** Part of a data file **
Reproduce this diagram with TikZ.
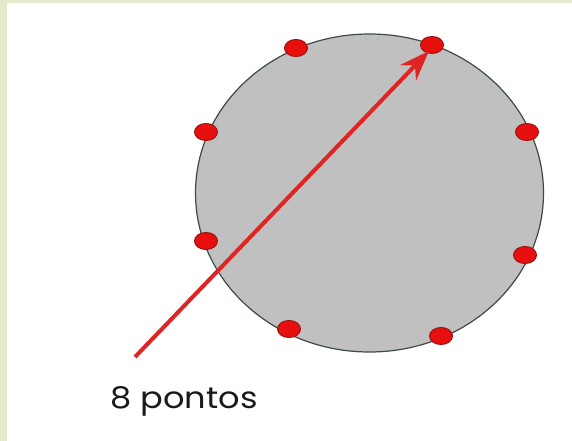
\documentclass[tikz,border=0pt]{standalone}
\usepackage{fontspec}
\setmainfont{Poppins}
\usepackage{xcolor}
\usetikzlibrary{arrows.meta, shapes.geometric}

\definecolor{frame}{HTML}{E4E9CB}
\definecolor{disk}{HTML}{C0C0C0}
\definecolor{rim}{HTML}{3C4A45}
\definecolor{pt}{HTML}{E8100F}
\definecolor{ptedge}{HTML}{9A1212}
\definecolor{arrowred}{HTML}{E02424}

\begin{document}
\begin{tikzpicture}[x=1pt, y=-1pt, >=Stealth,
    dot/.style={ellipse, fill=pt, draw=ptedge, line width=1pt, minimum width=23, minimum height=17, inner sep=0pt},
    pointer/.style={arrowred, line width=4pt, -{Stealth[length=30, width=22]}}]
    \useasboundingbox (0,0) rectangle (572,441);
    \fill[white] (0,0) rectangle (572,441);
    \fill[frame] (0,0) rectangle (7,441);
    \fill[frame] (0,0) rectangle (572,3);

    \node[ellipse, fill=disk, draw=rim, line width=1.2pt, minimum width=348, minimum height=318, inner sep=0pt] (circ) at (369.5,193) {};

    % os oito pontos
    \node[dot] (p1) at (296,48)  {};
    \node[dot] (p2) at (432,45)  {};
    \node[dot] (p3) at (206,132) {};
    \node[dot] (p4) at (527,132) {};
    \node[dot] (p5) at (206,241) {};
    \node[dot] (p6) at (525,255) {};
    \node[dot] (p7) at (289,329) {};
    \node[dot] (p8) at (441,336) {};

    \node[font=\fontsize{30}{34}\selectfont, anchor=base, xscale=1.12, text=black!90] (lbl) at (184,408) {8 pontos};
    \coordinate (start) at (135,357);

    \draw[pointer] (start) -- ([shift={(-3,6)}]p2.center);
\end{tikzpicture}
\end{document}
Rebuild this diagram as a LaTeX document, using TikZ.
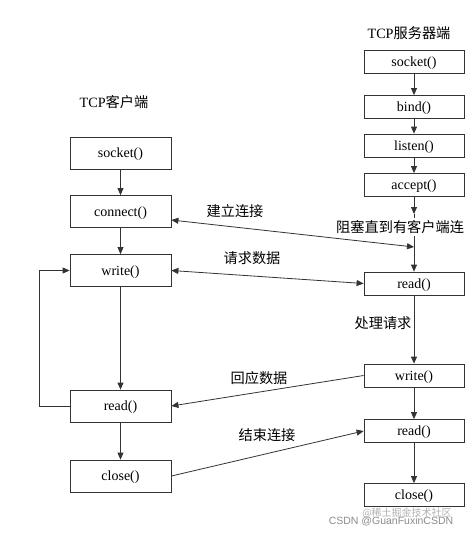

** Problem **
The listing above needs to be output again exactly. Don't include the pictures.

** Answer for this exercise **
Reproduce this diagram with TikZ.
\documentclass[tikz,border=0pt]{standalone}
\usepackage{fontspec}
\setmainfont{Poppins}
\usepackage{xcolor}
\usetikzlibrary{arrows.meta, shapes.geometric}

\definecolor{frame}{HTML}{E4E9CB}
\definecolor{disk}{HTML}{C0C0C0}
\definecolor{rim}{HTML}{3C4A45}
\definecolor{pt}{HTML}{E8100F}
\definecolor{ptedge}{HTML}{9A1212}
\definecolor{arrowred}{HTML}{E02424}

\begin{document}
\begin{tikzpicture}[x=1pt, y=-1pt, >=Stealth,
    dot/.style={ellipse, fill=pt, draw=ptedge, line width=1pt, minimum width=23, minimum height=17, inner sep=0pt},
    pointer/.style={arrowred, line width=4pt, -{Stealth[length=30, width=22]}}]
    \useasboundingbox (0,0) rectangle (572,441);
    \fill[white] (0,0) rectangle (572,441);
    \fill[frame] (0,0) rectangle (7,441);
    \fill[frame] (0,0) rectangle (572,3);

    \node[ellipse, fill=disk, draw=rim, line width=1.2pt, minimum width=348, minimum height=318, inner sep=0pt] (circ) at (369.5,193) {};

    % os oito pontos
    \node[dot] (p1) at (296,48)  {};
    \node[dot] (p2) at (432,45)  {};
    \node[dot] (p3) at (206,132) {};
    \node[dot] (p4) at (527,132) {};
    \node[dot] (p5) at (206,241) {};
    \node[dot] (p6) at (525,255) {};
    \node[dot] (p7) at (289,329) {};
    \node[dot] (p8) at (441,336) {};

    \node[font=\fontsize{30}{34}\selectfont, anchor=base, xscale=1.12, text=black!90] (lbl) at (184,408) {8 pontos};
    \coordinate (start) at (135,357);

    \draw[pointer] (start) -- ([shift={(-3,6)}]p2.center);
\end{tikzpicture}
\end{document}
Rebuild this diagram as a LaTeX document, using TikZ.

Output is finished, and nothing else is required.